Some datasets are provided with official tasks and evaluation metrics. We refrain from doing so for this dataset. Instead, we leave it up to the community to make use of this dataset in a creative fashion for as many different tasks as it will be suited. Nonetheless, the LCA dataset contains sufficient information for users to compare their methods precisely with the results of the baseline experiments reported here.

2 Collection

The video for this dataset was filmed by DARPA in conjunction with Mitre and several performers from the Mind’s Eye program.^{Footnote 1} See appendix included in the electronic supplementary material for a precise explanation of the origin of the video used in the LCA dataset and the distinction between it and that used as part of the Mind’s Eye program.

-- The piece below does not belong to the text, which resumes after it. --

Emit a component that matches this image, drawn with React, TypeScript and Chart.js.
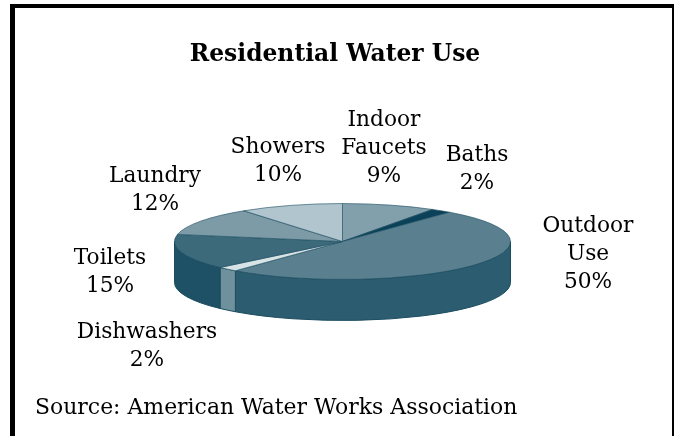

The LCA dataset was filmed at several different locations, all of which were either military training facilities or facilities used to film Hollywood movies. The videos were filmed in a variety of backgrounds: several simulated country roads, several simulated safe houses, and several simulated middle-eastern urban environments. This manuscript reports a systematic annotation effort for this video which comprises 190 files as delineated in Table 1 in the appendix included in the electronic supplementary material.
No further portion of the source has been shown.